RALEIGHNorth Carolina Gov. Roy Cooper, a Democrat, has signed House Bill (HB) 8 into law. HB 8 features a provision requiring adult entertainment websites to verify the ages of users who log in from IP addresses based in North Carolina. But there’s a catch: House Bill 8 originally had nothing to do with protecting minors from viewing age-restricted content on the internet.

State Sen. Amy Galey, a Republican who represents the community of Alamance, managed to insert age verification language into a proposal that initially focused on high school computer science curriculum.

Nothing in the original language has any mention of pornographic content.

Sen. Galey’s amendment to the legislation applies to “any commercial entity that knowingly and intentionally publishes or distributes material harmful to minors on the internet from a website that contains a substantial portion of such material.” HB 8 is officially titled “Various Statutory Changes,” covering the broad nature of the legislation. The law enters force on January 1, 2024.

Adult industry trade organization the Free Speech Coalition (FSC) sent a letter to Gov. Cooper asking him to repeal House Bill 8, or at least the language dealing with age verification.

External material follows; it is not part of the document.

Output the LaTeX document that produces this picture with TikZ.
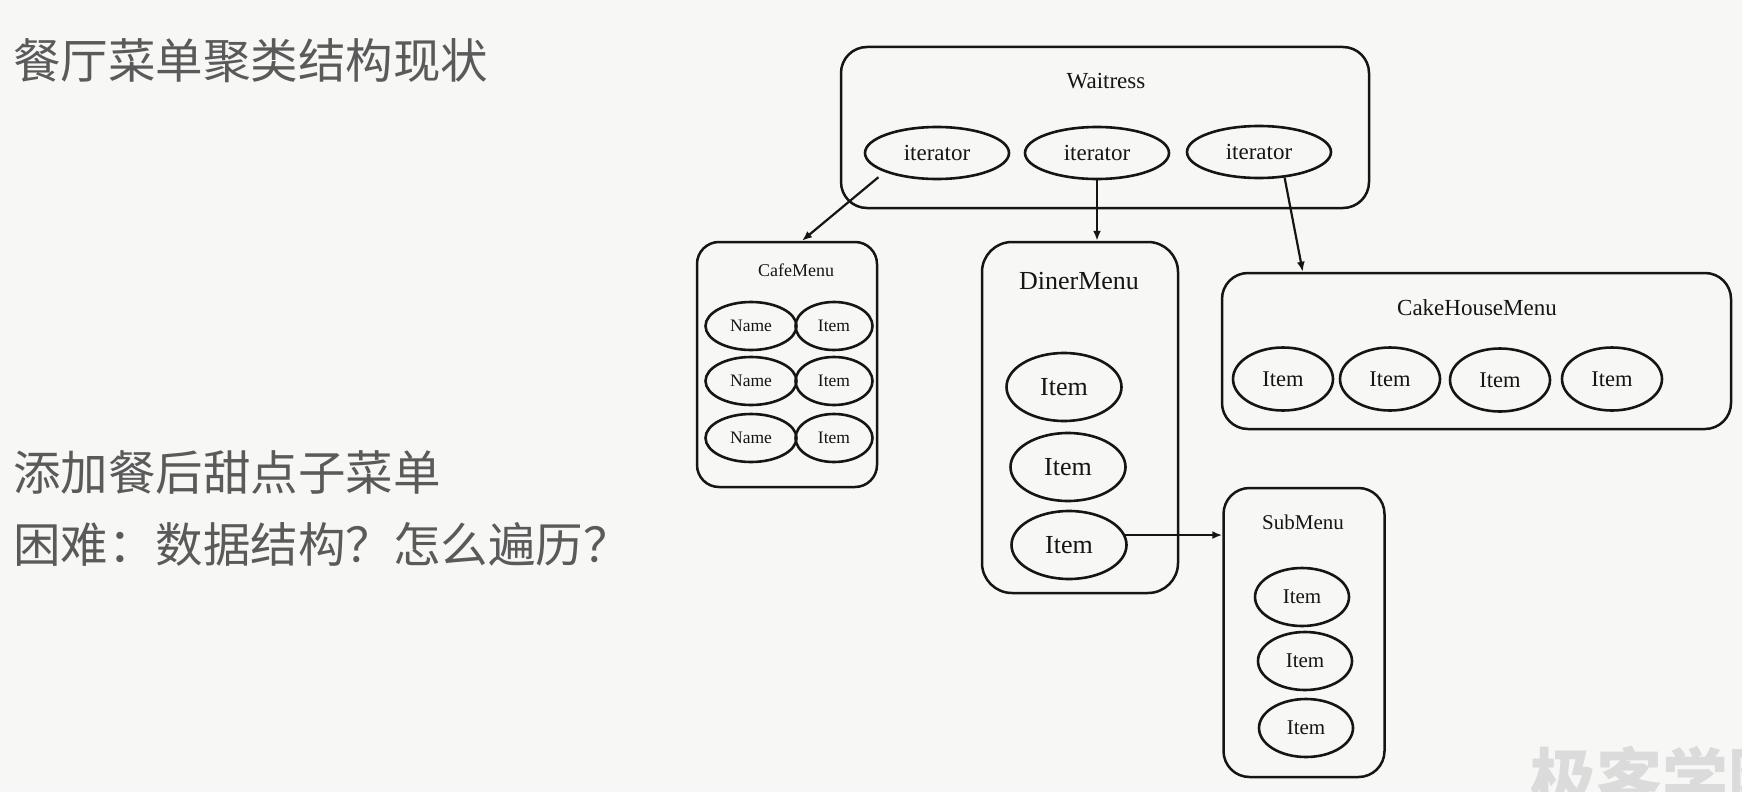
\documentclass[tikz,border=0pt]{standalone}
\usepackage{fontspec}
\setmainfont{Liberation Serif}
\newfontfamily\cjk{Noto Sans CJK SC}
\usetikzlibrary{shapes.geometric,arrows.meta}
\definecolor{paper}{HTML}{F7F7F5}
\definecolor{ink}{HTML}{151515}
\definecolor{slide}{HTML}{5A5A5A}

\begin{document}
\begin{tikzpicture}[x=1pt,y=-1pt,
    menubox/.style={draw=ink,line width=2.5pt,rounded corners=26pt,inner sep=0pt},
    entry/.style={draw=ink,ellipse,line width=2.6pt,inner sep=0pt,text=ink},
    heading/.style={text=ink,inner sep=0pt},
    cjktext/.style={anchor=west,inner sep=0pt,text=slide,font=\cjk\fontsize{47.5}{52}\selectfont},
    link/.style={draw=ink,line width=2.2pt,-{Latex[length=10pt,width=8pt]}}]
        \useasboundingbox (0,0) rectangle (1742,792);
        \fill[paper] (0,0) rectangle (1742,792);
        \clip (0,0) rectangle (1742,792);

        \node[cjktext] (title) at (13,61) {餐厅菜单聚类结构现状};
        \node[cjktext] (task) at (13,472) {添加餐后甜点子菜单};
        \node[cjktext] (hard) at (13,544) {困难：数据结构？怎么遍历？};

        % waitress with three iterators
        \node[menubox,minimum width=528pt,minimum height=161pt] (waitress) at (1105,127.5) {};
        \node[heading,font=\fontsize{23}{27}\selectfont] (wtitle) at (1106,81) {Waitress};
        \node[entry,minimum width=144pt,minimum height=52pt,font=\fontsize{23}{27}\selectfont] (it1) at (937,153) {iterator};
        \node[entry,minimum width=144pt,minimum height=52pt,font=\fontsize{23}{27}\selectfont] (it2) at (1097,153) {iterator};
        \node[entry,minimum width=144pt,minimum height=52pt,font=\fontsize{23}{27}\selectfont] (it3) at (1259,152) {iterator};

        % cafe menu
        \node[menubox,rounded corners=22pt,minimum width=180pt,minimum height=245pt] (cafe) at (787,364.5) {};
        \node[heading,font=\fontsize{18}{21}\selectfont] (ctitle) at (796,270) {CafeMenu};
        \node[entry,minimum width=91pt,minimum height=48pt,font=\fontsize{17.5}{20}\selectfont] (n1) at (751,326) {Name};
        \node[entry,minimum width=77pt,minimum height=48pt,font=\fontsize{17.5}{20}\selectfont] (c1) at (834,326) {Item};
        \node[entry,minimum width=91pt,minimum height=48pt,font=\fontsize{17.5}{20}\selectfont] (n2) at (751,381) {Name};
        \node[entry,minimum width=77pt,minimum height=48pt,font=\fontsize{17.5}{20}\selectfont] (c2) at (834,381) {Item};
        \node[entry,minimum width=91pt,minimum height=48pt,font=\fontsize{17.5}{20}\selectfont] (n3) at (751,438) {Name};
        \node[entry,minimum width=77pt,minimum height=48pt,font=\fontsize{17.5}{20}\selectfont] (c3) at (834,438) {Item};

        % diner menu
        \node[menubox,rounded corners=30pt,minimum width=196pt,minimum height=351pt] (diner) at (1080,417.5) {};
        \node[heading,font=\fontsize{26}{30}\selectfont] (dtitle) at (1079,281) {DinerMenu};
        \node[entry,minimum width=115pt,minimum height=68pt,font=\fontsize{26}{30}\selectfont] (d1) at (1064,387) {Item};
        \node[entry,minimum width=115pt,minimum height=68pt,font=\fontsize{26}{30}\selectfont] (d2) at (1068,467) {Item};
        \node[entry,minimum width=115pt,minimum height=68pt,font=\fontsize{26}{30}\selectfont] (d3) at (1069,545) {Item};

        % cake house menu
        \node[menubox,minimum width=509pt,minimum height=156pt] (cake) at (1476.5,351) {};
        \node[heading,font=\fontsize{23}{27}\selectfont] (ktitle) at (1477,308) {CakeHouseMenu};
        \node[entry,minimum width=100pt,minimum height=63pt,font=\fontsize{22.5}{26}\selectfont] (k1) at (1283,379) {Item};
        \node[entry,minimum width=100pt,minimum height=63pt,font=\fontsize{22.5}{26}\selectfont] (k2) at (1390,379) {Item};
        \node[entry,minimum width=100pt,minimum height=63pt,font=\fontsize{22.5}{26}\selectfont] (k3) at (1500,380) {Item};
        \node[entry,minimum width=100pt,minimum height=63pt,font=\fontsize{22.5}{26}\selectfont] (k4) at (1612,379) {Item};

        % sub menu
        \node[menubox,minimum width=161pt,minimum height=289pt] (sub) at (1304,632.5) {};
        \node[heading,font=\fontsize{21}{25}\selectfont] (stitle) at (1303,522) {SubMenu};
        \node[entry,minimum width=94pt,minimum height=58pt,font=\fontsize{21}{25}\selectfont] (s1) at (1302,597) {Item};
        \node[entry,minimum width=94pt,minimum height=58pt,font=\fontsize{21}{25}\selectfont] (s2) at (1305,661) {Item};
        \node[entry,minimum width=94pt,minimum height=58pt,font=\fontsize{21}{25}\selectfont] (s3) at (1306,728) {Item};

        \draw[link,shorten <=8pt] (it1.200) -- ([xshift=15pt]cafe.north);
        \draw[link] (it2.south) -- (it2.south |- diner.north);
        \draw[link] (it3.-45) -- ([xshift=82pt]cake.north west);
        \draw[link] (d3.10) -- (d3.10 -| sub.west);

        \node[anchor=north west,inner sep=0pt,text=gray!28,font=\cjk\bfseries\fontsize{66}{70}\selectfont] (mark) at (1530,746) {极客学院};
      \end{tikzpicture}
\end{document}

Alison Boden, the executive director of the FSC, said that “this age verification law is flawed and deeply unconstitutional and will face many of the same legal challenges as laws in states like Texas and Louisiana have faced.” Boden refers to lawsuits that the FSC has brought with other stakeholders in the adult entertainment space.

The Texas lawsuit, currently on appeal at the Fifth Circuit Court of Appeals, found that age verification in the Lone Star State was unconstitutional and violated the First Amendment.

The American Civil Liberties Union and several other civil society organizations have filed amicus briefs in support of the plaintiffs in the Texas lawsuit urging the appeals court to block the law.